Stated exercise: Take the lines from the top down to and including the one with "W, H = 1067, 1002" and repeat them exactly. Omit images.

Information supplied:
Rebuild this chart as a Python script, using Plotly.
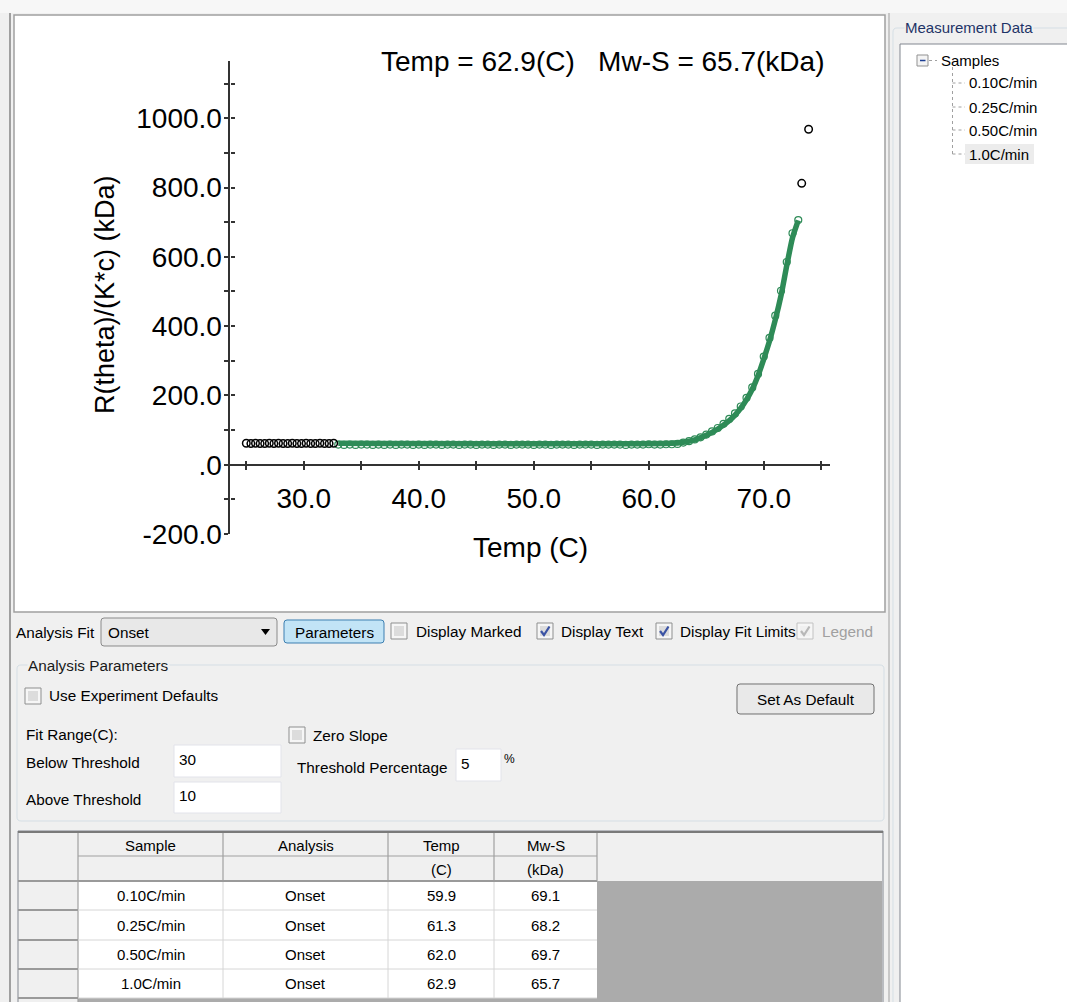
import plotly.graph_objects as go

W, H = 1067, 1002

# ---------------- data ----------------
# points outside the fit range (black)
excluded_temp = [25.0, 25.4, 25.8, 26.2, 26.6, 27.0, 27.4, 27.8, 28.2, 28.6,
                 29.0, 29.4, 29.8, 30.2, 30.6, 31.0, 31.4, 31.8, 32.2, 32.6,
                 73.3, 73.9]
excluded_val = [62, 61, 62, 61, 61, 62, 61, 62, 61, 61,
                62, 61, 61, 62, 61, 61, 62, 61, 61, 62,
                812, 968]

# points inside the fit range (green)
fit_range_temp = [33.0, 33.5, 34.0, 34.5, 35.0, 35.5, 36.0, 36.5, 37.0, 37.5,
                  38.0, 38.5, 39.0, 39.5, 40.0, 40.5, 41.0, 41.5, 42.0, 42.5,
                  43.0, 43.5, 44.0, 44.5, 45.0, 45.5, 46.0, 46.5, 47.0, 47.5,
                  48.0, 48.5, 49.0, 49.5, 50.0, 50.5, 51.0, 51.5, 52.0, 52.5,
                  53.0, 53.5, 54.0, 54.5, 55.0, 55.5, 56.0, 56.5, 57.0, 57.5,
                  58.0, 58.5, 59.0, 59.5, 60.0, 60.5, 61.0, 61.5, 62.0, 62.5,
                  63.0, 63.5, 64.0, 64.5, 65.0, 65.5, 66.0, 66.5, 67.0, 67.5,
                  68.0, 68.5, 69.0, 69.5, 70.0, 70.5, 71.0, 71.5, 72.0, 72.5,
                  73.0]
fit_range_val = [58, 57, 58, 57, 58, 58, 57, 58, 57, 58,
                 57, 58, 58, 57, 58, 57, 58, 58, 57, 58,
                 58, 57, 58, 58, 57, 58, 58, 57, 58, 58,
                 57, 58, 58, 58, 57, 58, 58, 57, 58, 58,
                 58, 57, 58, 58, 58, 57, 58, 58, 58, 58,
                 57, 58, 58, 58, 59, 58, 58, 59, 59, 60,
                 64, 68, 73, 79, 87, 96, 106, 118, 132, 148,
                 168, 193, 223, 262, 312, 366, 430, 502, 585, 668,
                 706]

# onset fit curve
fit_temp = [33.0, 62.0, 63.0, 64.0, 65.0, 66.0, 67.0, 67.5, 68.0, 68.5,
            69.0, 69.5, 70.0, 70.5, 71.0, 71.5, 72.0, 72.5, 73.0]
fit_val = [62, 62, 65, 72, 85, 103, 127, 143, 163, 188,
           218, 257, 305, 357, 418, 488, 575, 655, 705]

x_tick_vals = [25, 30, 35, 40, 45, 50, 55, 60, 65, 70, 75]
x_tick_text = ['', '30.0', '', '40.0', '', '50.0', '', '60.0', '', '70.0', '']
y_tick_vals = [-200, -100, 0, 100, 200, 300, 400, 500, 600, 700, 800, 900, 1000, 1100]
y_tick_text = ['-200.0', '', '.0', '', '200.0', '', '400.0', '', '600.0', '',
               '800.0', '', '1000.0', '']

# results table
samples = ['0.10C/min', '0.25C/min', '0.50C/min', '1.0C/min']
analysis = ['Onset', 'Onset', 'Onset', 'Onset']
onset_temp = [59.9, 61.3, 62.0, 62.9]
mw_s = [69.1, 68.2, 69.7, 65.7]
selected = 3

# ---------------- helpers ----------------
UI = 'Arial, Liberation Sans, sans-serif'
shapes = []
annotations = []


def X(px):
    return px / W


def Y(py):
    return 1 - py / H


def rect(x0, y0, x1, y1, fill=None, line=None, lw=1):
    shapes.append(dict(type='rect', xref='paper', yref='paper',
                       x0=X(x0), x1=X(x1), y0=Y(y0), y1=Y(y1),
                       fillcolor=fill or 'rgba(0,0,0,0)',
                       line=dict(color=line or 'rgba(0,0,0,0)', width=lw if line else 0),
                       layer='below'))


def seg(x0, y0, x1, y1, color, lw=1, dash='solid'):
    shapes.append(dict(type='line', xref='paper', yref='paper',
                       x0=X(x0), x1=X(x1), y0=Y(y0), y1=Y(y1),
                       line=dict(color=color, width=lw, dash=dash), layer='below'))


def path(d, color=None, lw=1, fill=None):
    shapes.append(dict(type='path', xref='paper', yref='paper', path=d,
                       fillcolor=fill or 'rgba(0,0,0,0)',
                       line=dict(color=color or 'rgba(0,0,0,0)', width=lw if color else 0),
                       layer='below'))


def poly(pts, color=None, lw=1, fill=None, closed=False):
    d = 'M ' + ' L '.join(f'{X(a):.5f},{Y(b):.5f}' for a, b in pts)
    if closed:
        d += ' Z'
    path(d, color, lw, fill)


def rrect(x0, y0, x1, y1, r, fill=None, line=None, lw=1):
    p = lambda a, b: f'{X(a):.5f},{Y(b):.5f}'
    d = (f'M {p(x0 + r, y0)} L {p(x1 - r, y0)} Q {p(x1, y0)} {p(x1, y0 + r)} '
         f'L {p(x1, y1 - r)} Q {p(x1, y1)} {p(x1 - r, y1)} L {p(x0 + r, y1)} '
         f'Q {p(x0, y1)} {p(x0, y1 - r)} L {p(x0, y0 + r)} Q {p(x0, y0)} {p(x0 + r, y0)} Z')
    path(d, line, lw, fill)


def text(x, y, s, size=15.3, color='#000000', anchor='left', bg=None, angle=0, family=UI):
    a = dict(xref='paper', yref='paper', x=X(x), y=Y(y), text=s, showarrow=False,
             xanchor=anchor, yanchor='middle', textangle=angle,
             font=dict(family=family, size=size, color=color), borderpad=0)
    if bg:
        a['bgcolor'] = bg
    annotations.append(a)


def checkbox(x, y, checked=False, disabled=False):
    border = '#c2c2c2' if disabled else '#8e8f8f'
    rect(x, y, x + 16, y + 16, fill='#f6f6f6', line=border)
    rect(x + 3, y + 3, x + 13, y + 13, fill='#f0f0f0' if disabled else '#dcdcdc')
    if checked:
        col = '#b8b8b8' if disabled else '#3b53a4'
        poly([(x + 4, y + 8), (x + 7, y + 12), (x + 12.5, y + 3.5)], color=col, lw=2.2)


# ---------------- UI chrome ----------------
rect(0, 0, W, 13, fill='#f7f7f7')
seg(10, 13, 10, H, '#a0a0a0', 2)
seg(889, 13, 889, H, '#a0a0a0', 1)
# chart panel
rect(14, 15, 885, 612, fill='#ffffff', line='#a0a0a0', lw=1.5)

# right panel : Measurement Data
rrect(893, 28, 1080, 1015, 4, line='#d5dfe5', lw=1)
rect(900, 44, 1075, 1010, fill='#ffffff', line='#828790')
text(904, 28, 'Measurement Data', size=15, color='#1e3467', bg='#f0f0f0')
rect(917, 55, 928, 66, fill='#f4f4f4', line='#919191')
seg(920, 60.5, 925.5, 60.5, '#1c3f94', 1.5)
seg(929, 60.5, 937, 60.5, '#a0a0a0', 1, 'dot')
text(940, 60, 'Samples', size=15)
item_y = [83, 107, 130, 154]
seg(952.5, 67, 952.5, item_y[-1], '#a0a0a0', 1, 'dot')
for i, s in enumerate(samples):
    seg(952.5, item_y[i], 965, item_y[i], '#a0a0a0', 1, 'dot')
    if i == selected:
        rect(965, item_y[i] - 10, 1034, item_y[i] + 10, fill='#ececec')
    text(968, item_y[i], s, size=15)

# controls row
text(15, 632, 'Analysis Fit')
rrect(101, 618, 277, 646, 3, fill='#e8e8e8', line='#8a8a8a')
text(107, 632, 'Onset')
poly([(261, 629), (270, 629), (265.5, 635)], fill='#000000', closed=True)
rrect(284, 620, 384, 643, 3, fill='#c2e4f6', line='#3c7fb1')
text(334, 632, 'Parameters', anchor='center')
checkbox(391, 623)
text(415, 631, 'Display Marked')
checkbox(537, 623, True)
text(560, 631, 'Display Text')
checkbox(656, 623, True)
text(679, 631, 'Display Fit Limits')
checkbox(797, 623, True, disabled=True)
text(821, 631, 'Legend', color='#a0a0a0')

# analysis parameters group
rrect(17, 665, 884, 821, 4, line='#d5dfe5', lw=1)
text(27, 665, 'Analysis Parameters', color='#1a1a1a', bg='#f0f0f0')
checkbox(25, 688)
text(48, 695, 'Use Experiment Defaults')
rrect(737, 684, 874, 714, 3, fill='#e9e9e9', line='#707070')
text(805.5, 699, 'Set As Default', anchor='center')
text(25, 734, 'Fit Range(C):')
text(25, 762, 'Below Threshold')
rect(174, 745, 281, 777, fill='#ffffff', line='#e2e3ea')
text(178, 759, '30')
text(25, 799, 'Above Threshold')
rect(174, 782, 281, 813, fill='#ffffff', line='#e2e3ea')
text(178, 795, '10')
checkbox(289, 727)
text(312, 735, 'Zero Slope')
text(296, 767, 'Threshold Percentage')
rect(456, 749, 501, 781, fill='#ffffff', line='#e2e3ea')
text(460, 763, '5')
text(503, 759, '%', size=12)

# results table
col_x = [78, 223, 388, 494, 597]
row_y = [881, 910, 940, 969, 998]
rect(18, 831, 883, H + 5, fill='#f0f0f0', line='#828790')
seg(18, 832, 883, 832, '#7a7a7a', 2)
rect(col_x[0], row_y[0], col_x[-1], row_y[-1], fill='#ffffff')
rect(col_x[-1], row_y[0], 882, H + 5, fill='#ababab')
rect(col_x[0], row_y[-1], 882, H + 5, fill='#ababab')
for cx in col_x:
    seg(cx, 833, cx, row_y[0], '#a0a0a0', 1.2)
for cx in col_x[1:-1]:
    seg(cx, row_y[0], cx, row_y[-1], '#d6d6d6', 1)
seg(col_x[0], 856, col_x[-1], 856, '#a0a0a0', 1.2)
seg(18, row_y[0], col_x[-1], row_y[0], '#9a9a9a', 2)
seg(col_x[0], row_y[0], col_x[0], H, '#a0a0a0', 1.2)
for ry in row_y[1:]:
    seg(18, ry, col_x[0], ry, '#9a9a9a', 2)
    seg(col_x[0], ry, col_x[-1], ry, '#d6d6d6', 1)
heads = ['Sample', 'Analysis', 'Temp', 'Mw-S']
units = ['', '', '(C)', '(kDa)']
centers = [(col_x[i] + col_x[i + 1]) / 2 for i in range(4)]
for i in range(4):
    text(centers[i], 845, heads[i], size=15, anchor='center')
    if units[i]:
        text(centers[i], 869, units[i], size=15, anchor='center')
for r in range(4):
    cy = (row_y[r] + row_y[r + 1]) / 2
    vals = [samples[r], analysis[r], f'{onset_temp[r]:.1f}', f'{mw_s[r]:.1f}']
    for i in range(4):
        text(centers[i], cy, vals[i], size=15, anchor='center')

# ---------------- chart ----------------
CF = 'Arial, Liberation Sans, sans-serif'
xd = [229.5 / W, 830 / W]
yd = [Y(534), Y(60.7)]
x_range = [23.54, 75.76]
y_range = [-200, 1166]
pos0 = yd[0] + (0 - y_range[0]) / (y_range[1] - y_range[0]) * (yd[1] - yd[0])

fig = go.Figure()
fig.add_trace(go.Scatter(x=fit_range_temp, y=fit_range_val, mode='markers',
                         marker=dict(symbol='circle-open', size=7, color='#2e8b57',
                                     line=dict(width=1.2, color='#2e8b57')),
                         showlegend=False, hoverinfo='skip'))
fig.add_trace(go.Scatter(x=fit_temp, y=fit_val, mode='lines',
                         line=dict(color='#2e8b57', width=5.5, shape='spline', smoothing=0.6),
                         showlegend=False, hoverinfo='skip'))
fig.add_trace(go.Scatter(x=excluded_temp, y=excluded_val, mode='markers',
                         marker=dict(symbol='circle-open', size=7.5, color='#000000',
                                     line=dict(width=1.5, color='#000000')),
                         showlegend=False, hoverinfo='skip'))
fig.add_trace(go.Scatter(x=[None], y=[None], xaxis='x2', yaxis='y2',
                         showlegend=False, hoverinfo='skip'))

axis_common = dict(showgrid=False, zeroline=False, tickcolor='#333333', tickwidth=1.5,
                   ticklen=4, automargin=False)
fig.update_layout(
    width=W, height=H, autosize=False,
    margin=dict(l=0, r=0, t=0, b=0, pad=0, autoexpand=False),
    paper_bgcolor='#f0f0f0', plot_bgcolor='rgba(0,0,0,0)', showlegend=False,
    xaxis=dict(domain=xd, range=x_range, anchor='free', position=pos0,
               showline=True, linecolor='#333333', linewidth=2, ticks='outside',
               tickmode='array', tickvals=x_tick_vals, ticktext=x_tick_text,
               tickfont=dict(family=CF, size=28, color='#000000'),
               ticklabelstandoff=5, **axis_common),
    yaxis=dict(domain=yd, range=y_range, anchor='x',
               showline=True, linecolor='#333333', linewidth=2, ticks='outside',
               tickmode='array', tickvals=y_tick_vals, ticktext=y_tick_text,
               tickfont=dict(family=CF, size=28, color='#000000'),
               ticklabelstandoff=-4, **axis_common),
    xaxis2=dict(overlaying='x', range=x_range, anchor='free', position=pos0,
                showline=False, ticks='inside', tickmode='array', tickvals=x_tick_vals,
                showticklabels=False, **axis_common),
    yaxis2=dict(overlaying='y', range=y_range, anchor='free', position=xd[0],
                showline=False, ticks='inside', tickmode='array', tickvals=y_tick_vals,
                showticklabels=False, **axis_common),
    shapes=shapes,
)

chart_ann = [
    dict(x=X(602), y=Y(62), text=f'Temp = {onset_temp[selected]:.1f}(C)\u00a0\u00a0\u00a0Mw-S = {mw_s[selected]:.1f}(kDa)', size=28),
    dict(x=X(530), y=Y(547), text='Temp (C)', size=28),
    dict(x=X(105), y=Y(295), text='R(theta)/(K*c) (kDa)', textangle=-90, size=27),
]
for a in chart_ann:
    sz = a.pop('size')
    a.update(xref='paper', yref='paper', showarrow=False, xanchor='center', yanchor='middle',
             font=dict(family=CF, size=sz, color='#000000'))
    annotations.append(a)
fig.update_layout(annotations=annotations)

fig.write_html('out.html', config={'responsive': False})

Written reply:
Rebuild this chart as a Python script, using Plotly.
import plotly.graph_objects as go

W, H = 1067, 1002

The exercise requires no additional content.